Another data point on figuring this out:

In [27]: b = xr.DataArray(da.zeros((5, 5), chunks=2), dims=('y', 'x'), coords={'y': da.arange(1, 6, chunks=3), 'x': da.arange(2, 7, chunks=3), 'crs': crs2, 'test': 2, 'test2': 2})         

In [28]: a = xr.DataArray(da.zeros((5, 5), chunks=2), dims=('y', 'x'), coords={'y': da.arange(1, 6, chunks=3), 'x': da.arange(2, 7, chunks=3), 'crs': crs1, 'test': 1, 'test2': 2})         

In [29]: a + b                                                                                                                                                                              
<xarray.DataArray 'zeros-e5723e7f9121b7ac546f61c19dabe786' (y: 5, x: 5)>
dask.array<shape=(5, 5), dtype=float64, chunksize=(2, 2)>
  * y        (y) int64 1 2 3 4 5
  * x        (x) int64 2 3 4 5 6
    test2    int64 2

Basically, xarray drops any non-dimensional coordinates that are not equal. So, as xarray sits right now, there is no easy way to force the CRS coordinate to be checked as far as I can tell.

This seems like a bug in xarray.

@dopplershift Do you know if you've gotten coordinates to behave like this in the past? I created this issue a couple days ago: pydata/xarray#2996

No, but I remember the coordinate approach being advocated because it shouldn't disappear like that.

@dopplershift This page seems to match what I'm seeing. Specifically non-dimensional coordinates (like my crs and test and test2 coordinates above) will not be preserved if there are conflicts.


The rationale in the docs makes sense, but that doesn't make me happy about it for this case.

I'm going to close this. I merged #26 today and it copies the behavior of rioxarray regarding CRS handling. That is, will give you a pyproj CRS object, but this is dynamically determined in most cases. If the exact instance of the accessor is still alive then a private ._crs will contain the pyproj CRS object that was found before.

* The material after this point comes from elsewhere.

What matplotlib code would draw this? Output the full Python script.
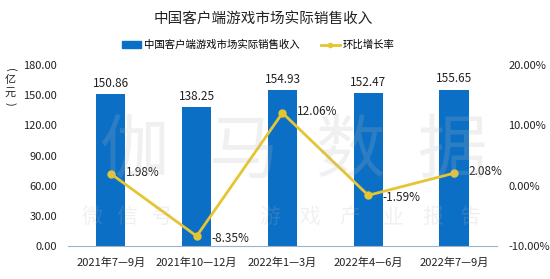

If you, the user, would like to persist this discovery you can use .geo.write_crs to store the CRS information in a CF-friendly way (a grid_mapping variable/coordinate with WKT information). I'm still working on the documentation to reflect the changes done in #26, but while I wait for CI on other PRs I thought I'd start cleaning up some of these issues.